Emerson seems to have been capable of envisioning such theistic "almost evolutionism?" whilst also continuing to see potentially redemptive and illuminatory powers,
highly beneficial to the individual and to society, to being accessible through spirituality!
... the doors of the temple stand open, night and day, before every man, and the oracles of this truth cease never, it is guarded by one stern condition; this, namely; it is an
intuition. It cannot be received at second hand. ...
... it is still true, that tradition characterizes the preaching of this country; that it comes out of the memory, and not out of the soul; that it aims at what is usual, and
not at what is necessary and eternal; that thus, historical Christianity destroys the power of preaching, by withdrawing it from the exploration of the moral nature of
man, where the sublime is, where are the resources of astonishment and power. ...
... And what greater calamity can fall upon a nation, than the loss of worship? Then all things go to decay. Genius leaves the temple, to haunt the senate, or the market. Literature becomes
frivolous. Science is cold. ...
... We have contrasted the Church with the Soul. In the soul, then, let the redemption be sought. ... It is the office of a true teacher to show us that God is, not was; that He
speaketh, not spake. ...None believeth in the soul of man, but only in some man or person old and departed. Ah me! no man goeth alone. All men go in flocks to this saint or that
poet, avoiding the God who seeth in secret. They cannot see in secret; they love to be blind in public. They think society wiser than their soul, and know not that one soul, and
their soul, is wiser than the whole world. ...
These selections are from Emerson's Divinity School Address of 1838.
The selection from Emerson's "Historic Notes of Life and Letters in New England", (penned circa 1867 ~ some six years after his reading of Darwin's "Origin of Species"), quoted above
can thus be seen as being cohernetly made by someone who was open to an acceptance of Religion, Christianity, Creationism and Science!

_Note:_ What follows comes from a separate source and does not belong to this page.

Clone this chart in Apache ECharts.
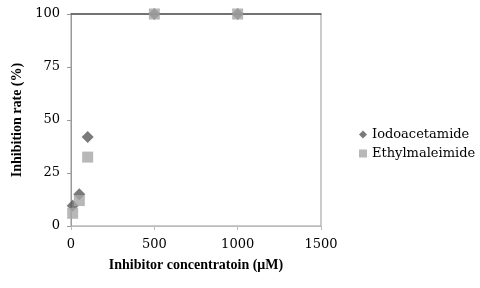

…we presently saw also that the religious nature in man was not affected
by these errors in his understanding. The religious sentiment made nothing of bulk or size, or far or near; triumphed over time as well as space; and every lesson
of humility, or justice, or charity, which the old ignorant saints had taught him, was still forever true.
Emerson had been invited to prepare and deliver the aforementioned address by the graduating students from Harvard Divinity School of 1838 themselves, rather than by
the "traditionalist?" faculty of that school.
The Harvard University administrators, and the then existing religious authorities in north America, tended to be more than a little disconcerted by the content of Emerson's Address.
More than thirty years ran their respective courses before Emerson was again invited to speak publicly at Harvard despite his increasing celebrity as a lecturer and writer
and despite the fact that he was himself a graduate of the theological college there.